Speaking just before Paterson delivered his dire tax and cut budget, Thompson told the AmNews, “We have been tightening belts, and they have been making cuts since January [of] this year. We have got to be careful. There have been two rounds of cuts, and there’s about to be a third, where there is talk of making cuts to the police and fire departments. We have to protect those most vulnerable to run into hard times, and the state hasn’t even started to make cuts yet.”

With a $15 billion deficit, he said, “Everyone is trying to move forward to reduce the deficit.

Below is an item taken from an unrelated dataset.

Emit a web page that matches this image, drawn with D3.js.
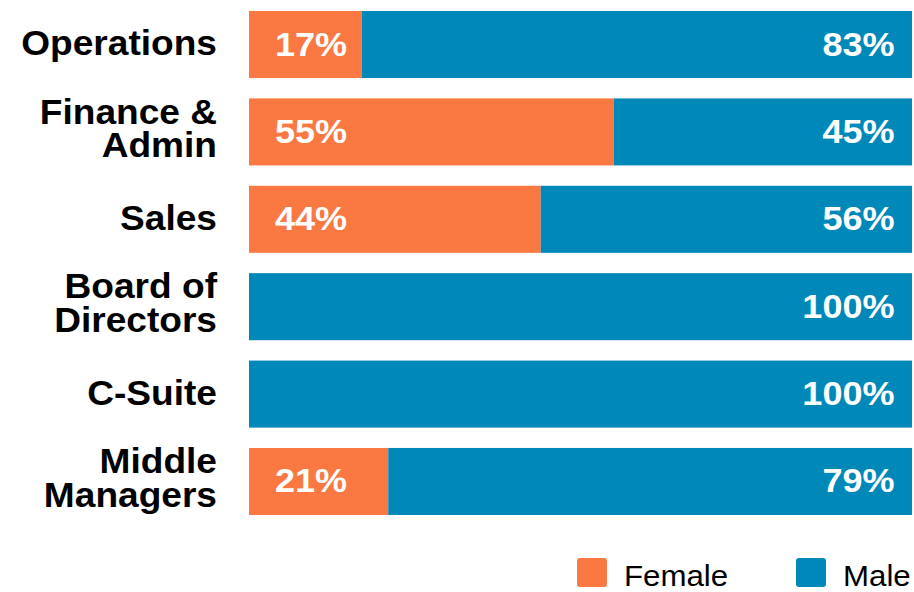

But there can’t just be cuts, we have got to talk about increasing taxes.”

The millionaires’ tax? “Yes, we will be revisiting taxing millionaires.” He added, “The city has been a lot more restrained than the state.”

While the city has undergone cuts and efforts to be more stringent, the state has increased expenditures. “People are struggling; how do you increase spending? The state has to reduce spending. Gov. Paterson has been talking to the legislature about spending. You have to cut waste and excess spending.”

Asked about cuts to education, Thompson said it was not as draconian as first appears. “Betsy Gotbaum has released a report which shows that the Department of Education has $130 million for new testing. Children don’t need more testing from kindergarten through to first to second grade. Then, the DOE can make cuts to the bloated salaries and contracts and other areas.”

On Tuesday in response to Paterson’s budget announcement, Thompson said in a statement, “There still may be fat to cut at the Department of Education, and urge our mayor and the department to exact more cost-cutting measures centrally and in their use of consultants in an effort to avoid affecting our classrooms.” However on a political note, next November, a year after the original term limits debate, will anyone connect being disenfranchised with a mayor who will be spending a boatload of money on personal promotion?

“It is not just term limits,” said Thompson. “It’s from the tolls across the East River bridges; it’s the closing of the senior citizen centers. It’s the cuts. The mayor wants to charge people to cross the bridges, but people can barely afford things as it is.” Thompson has called on City Hall to use the 1993 memorandum of understanding (MOU) to block the proposed increase in Access-A-Ride fares from $2 to as much as $5 per trip.

Testifying on Wednesday before the Metropolitan Transportation Authority (MTA) board at a 2009 budget hearing inside MTA headquarters in Midtown Manhattan, Thompson said, “As the city comptroller, I know that there are often tough financial decisions to make–and while we are in the midst of a recession, we must do all we can to help avoid drastic fare hikes and loss of vital transportation services.”

He added, “I have proposed ways to help ease the burden on the riders of the MTA by raising funds to help close the budget gap.”

Those ideas include: establishing a weight-based registration fee for vehicles in the 12 counties served by the MTA. In a statement, Thompson said that this plan, in conjunction with the reinstatement of a commuter tax, would provide more than $1.8 billion annually in transit funds to the MTA and help avert tolls on the free East River and Harlem River bridges, placing an undo financial burden on the residents of Brooklyn, Queens, the Bronx and Staten Island.

So the city comptroller appears to be champing at the bit to get the mayoral race started. But, the AmNews asked, is he sure that a couple of months from now he won’t pull out, citing some legitimate family issue or something? “No, no, I am definitely running,” he proclaimed. “I can win this.”

His support, he said, comes from “a combination of communities across the city; from members of the clergy to elected officials to grassroots community leaders. There has been,” he said, “an outpouring of people this week.” His website (www.Thompson2009.com.) has just been launched, and it is being managed, he told the AmNews, by “Blue State Digital, which did the website for President-elect Obama and his technical piece.”

Just recently remarried to Museum for African Art President Elsie McCabe, the Amsterdam News asked how he would juggle married life with what would be a hectic campaign for the next 11 months. “I guess I’ll see my wife right after the election next year, and in between times in the campaign,” he laughed.